Unlocking Your Market Potential
 
 

SVPMA Presentation: Version 1 Product Release

SVPMA Presentation, June 2nd 2010

Best Practices in Product Management for V1 products (or, how to create something from nothing).
Dan Olsen, CEO, yourversion

Write-up by Keith Rayner

Obviously very pleased to be addressing an audience well versed in Product Management, Dan delivered the goods with blistering speed, highlighting the essential difference between activities for a first release versus ongoing development post-launch. The main takeaway is that for the first release you’re much more concerned with the quantitative aspects, namely “what it is”, as opposed to the qualitative aspects of “what it does”. And if we take Dan’s expert advice, here’s how it’s done.

The first step is understanding customer needs, and it should be clear that this is primarily a qualitative exercise. There’s so much uncertainty that at this point you need to establish a product/market fit rather than hard-baking anything. The quantitative comes later when you’re pretty sure you’re on the right track and you can start to look at refinements.

A successful product meets customer needs, does it better than the competition, with ease of use, and backed up with a good business model. Whether you’re a product manager, typically inbound, directing development teams and dealing with specialist UI designers, or a product marketing perhaps focusing more on outbound aspects such as coordinating product release, then as a PM you’re sitting between the market and developers. You have to be an expert on the market and customer, translate business objectives and customer needs into product requirements, be a clearing house for product ideas, and keep an eye on long term business strategy.

This is a real juggling act, but above all make sure you define the problem space first, and look at the solution space later. As a concrete example, let’s say the problem is “we need to book tickets online”. The solution is then a specific implementation to address that need.

Essentially it’s up to the PM to define the problem space. If you’re clear on the problem space then you can better define the solutions, and have a framework for prioritization, to make sure the product features you implement support the high importance needs.

But understanding the problem space and customer needs does means talking to your target audience and establishing how that need is currently met, and importantly what satisfaction level is currently out there in the market place. High need and low satisfaction with the competition means there’s a good opportunity out there.

Dan introduced us to the Kano model, which maps out the performance benefits, must haves, and the delighter or wow! Factor. Delighter factors tend to be trend setters which then get adopted as must haves, so if you’re first to market with a wow! Factor you’re doing well.

One issue is where to draw the line for the first release. Scoping the critical requirements is a key skill as you’re at the stage where you’re creating something from nothing. Prioritize by ROI – the features that truly support customer value and get you the most return with the least investment in time and effort are the ones that make it, and this can a simple way of deciding between two possible features. If you’ve got 20 high priority items you’re off track.

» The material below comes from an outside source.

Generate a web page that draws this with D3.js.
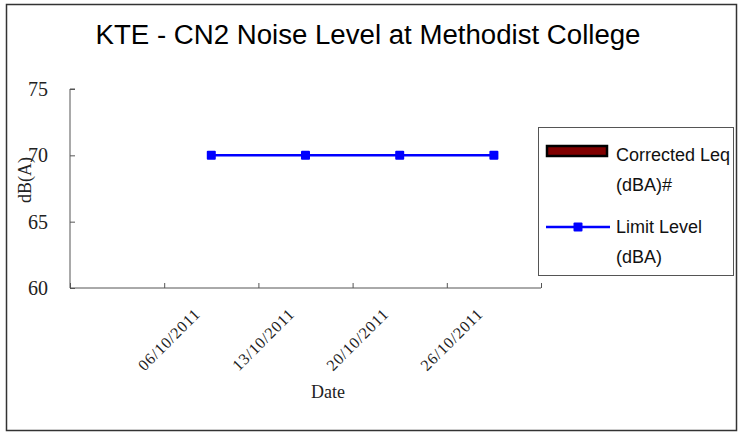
<!DOCTYPE html>
<html>
<head>
<meta charset="utf-8">
<script src="https://cdn.jsdelivr.net/npm/d3@7"></script>
<style>
  body { margin: 0; background: #fff; }
  svg { display: block; }
</style>
</head>
<body>
<svg id="chart" width="738" height="432"></svg>
<script>
// chart values
const dates = ["", "06/10/2011", "13/10/2011", "20/10/2011", "26/10/2011"];
const correctedLeq = [null, null, null, null, null];
const limitLevel = [null, 70, 70, 70, 70];
const yTicks = [60, 65, 70, 75];

const sans = "'Liberation Sans', Arial, sans-serif";
const serif = "'Liberation Serif', 'Times New Roman', serif";

const svg = d3.select("#chart");

// outer frame
svg.append("rect")
    .attr("x", 6.5).attr("y", 4.5)
    .attr("width", 730).attr("height", 426)
    .attr("fill", "#fff")
    .attr("stroke", "#333").attr("stroke-width", 1.5);

const plot = { left: 70, right: 541, top: 89, bottom: 288 };

const x = d3.scaleBand()
    .domain(d3.range(dates.length))
    .range([plot.left, plot.right])
    .padding(0);

const xEdge = d3.scaleLinear()
    .domain([0, dates.length])
    .range([plot.left, plot.right]);

const y = d3.scaleLinear()
    .domain([60, 75])
    .range([plot.bottom, plot.top]);

// title
svg.append("text")
    .attr("x", 368).attr("y", 44)
    .attr("text-anchor", "middle")
    .style("font-family", sans)
    .attr("font-size", 27)
    .attr("textLength", 545)
    .attr("lengthAdjust", "spacingAndGlyphs")
    .text("KTE - CN2 Noise Level at Methodist College");

// y axis
const yAxis = svg.append("g")
    .attr("transform", `translate(${plot.left},0)`)
    .call(d3.axisRight(y).tickValues(yTicks).tickSize(5).tickFormat(""));
yAxis.select(".domain").attr("stroke", "#555").attr("d", `M5,${plot.top}H0V${plot.bottom}`);
yAxis.selectAll(".tick line").attr("stroke", "#555");

svg.append("g").selectAll("text")
    .data(yTicks)
    .join("text")
    .attr("x", 48)
    .attr("y", d => y(d) + 7)
    .attr("text-anchor", "end")
    .style("font-family", serif)
    .attr("font-size", 20)
    .attr("fill", "#222")
    .text(d => d);

// x axis (ticks at category edges)
const xAxis = svg.append("g")
    .attr("transform", `translate(0,${plot.bottom})`)
    .call(d3.axisTop(xEdge).tickValues(d3.range(dates.length + 1)).tickSize(5).tickFormat(""));
xAxis.select(".domain").attr("stroke", "#555").attr("d", `M${plot.left},0H${plot.right}`);
xAxis.selectAll(".tick line").attr("stroke", "#555");

svg.append("g").selectAll("text")
    .data(dates)
    .join("text")
    .attr("transform", (d, i) => `translate(${x(i) + x.bandwidth() / 2 - 10},${plot.bottom + 27}) rotate(-45)`)
    .attr("text-anchor", "end")
    .style("font-family", serif)
    .attr("font-size", 16)
    .attr("letter-spacing", 0.8)
    .attr("fill", "#222")
    .text(d => d);

// axis titles
svg.append("text")
    .attr("x", 328).attr("y", 398)
    .attr("text-anchor", "middle")
    .style("font-family", serif)
    .attr("font-size", 18)
    .attr("fill", "#222")
    .text("Date");

svg.append("text")
    .attr("transform", "translate(31,180) rotate(-90)")
    .attr("text-anchor", "middle")
    .style("font-family", serif)
    .attr("font-size", 18)
    .attr("fill", "#222")
    .text("dB(A)");

// corrected Leq bars (no data)
svg.append("g").selectAll("rect")
    .data(correctedLeq.map((v, i) => ({ v, i })).filter(d => d.v != null))
    .join("rect")
    .attr("x", d => x(d.i) + x.bandwidth() * 0.25)
    .attr("width", x.bandwidth() * 0.5)
    .attr("y", d => y(d.v))
    .attr("height", d => plot.bottom - y(d.v))
    .attr("fill", "#800000").attr("stroke", "#000");

// limit level line
const limitPts = limitLevel.map((v, i) => ({ v, i })).filter(d => d.v != null);
const line = d3.line()
    .x(d => x(d.i) + x.bandwidth() / 2)
    .y(d => y(d.v));

svg.append("path")
    .datum(limitPts)
    .attr("d", line)
    .attr("fill", "none")
    .attr("stroke", "#0000ff")
    .attr("stroke-width", 2.5);

svg.append("g").selectAll("rect")
    .data(limitPts)
    .join("rect")
    .attr("x", d => x(d.i) + x.bandwidth() / 2 - 4.5)
    .attr("y", d => y(d.v) - 4.5)
    .attr("width", 9).attr("height", 9)
    .attr("rx", 1)
    .attr("fill", "#0000ff");

// legend
const legend = svg.append("g");
legend.append("rect")
    .attr("x", 538.5).attr("y", 127.5)
    .attr("width", 195).attr("height", 148)
    .attr("fill", "#fff")
    .attr("stroke", "#555").attr("stroke-width", 1);

legend.append("rect")
    .attr("x", 547).attr("y", 146)
    .attr("width", 60).attr("height", 10)
    .attr("fill", "#800000")
    .attr("stroke", "#000").attr("stroke-width", 2.5);

legend.append("line")
    .attr("x1", 546).attr("x2", 610)
    .attr("y1", 227).attr("y2", 227)
    .attr("stroke", "#0000ff").attr("stroke-width", 2.5);
legend.append("rect")
    .attr("x", 573.5).attr("y", 222.5)
    .attr("width", 9).attr("height", 9)
    .attr("rx", 1)
    .attr("fill", "#0000ff");

const legendLines = [
    ["Corrected Leq", 161],
    ["(dBA)#", 191],
    ["Limit Level", 233],
    ["(dBA)", 263]
];
legend.selectAll("text.lg")
    .data(legendLines)
    .join("text")
    .attr("class", "lg")
    .attr("x", 616)
    .attr("y", d => d[1])
    .style("font-family", sans)
    .attr("font-size", 18)
    .attr("fill", "#111")
    .text(d => d[0]);
</script>
</body>
</html>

Even though the PM is defining the product, you do need to get some customer feedback on the initial concept in a usability test. Setting up focus groups, asking the right questions, and being open to feedback from usability tests are key skills at this point. The feedback from initial concept testing from outsiders can be surprising and the insiders have to learn to listen objectively and react appropriately. Dan gave us additional insights with a case study of this aspect – check out the presentation slides for additional details.

With your first release you haven’t had daily customer usage feedback, so don’t do too much work that you might have to undo later. Be precise about initial scope and keep it small. A key strategy to keep you focused is to decide what you’re not doing – this can help narrow your goals.

Having said that you need a certain level of functionality and performance and UI design to satisfy basic needs, and build the features and functions on top of this. And the base level for the required functionality in up-time, response time (search for example) is pretty high these days. If you have a real differentiator, then that mitigates the impact of a bad interface, but if there are many products with similar user benefits in a competitive space, good UI design and ease of use might actually be the only real differentiator.

The less user effort is required, the higher the proportion of people that will use it. In small companies there’s often a gap in user design, especially when people are throwing stuff over the wall and expect the finished product to look good and work well. A product manager that collaborates well on information architecture (site structure and layout) interaction design (how the user interacts with the product) and the visual design layer (how it looks rather than what is) will definitely have an advantage in creating a harmonized product set that has high customer acceptance.

Once you’ve launched, then you transition to persevere or pivot mode: With more extensive user and market feedback you can determine whether you’re climbing up the mountain and perseverance will pay off., or you need to pivot, namely take a major change in direction and start to climb a different mountain. As this is a new product hopefully you’ve still got the flexibility to do this if absolutely necessary, but it becomes more difficult when you’re further down the road. If you’re pivoting more than a couple of times after launch you’re probably in trouble.
To get from the void of a market gap through the fuzzy stages of matching the problem to the solution, designing a great user experience and finally getting customer feedback, should be done precisely and quickly. With so many companies rushing in to fill a market vacuum, the PM is a central figure in making sure you have a lean and mean product that reaches the point of revenue quickly, and keeps you on the right path to future optimization through feedback and continuous improvement.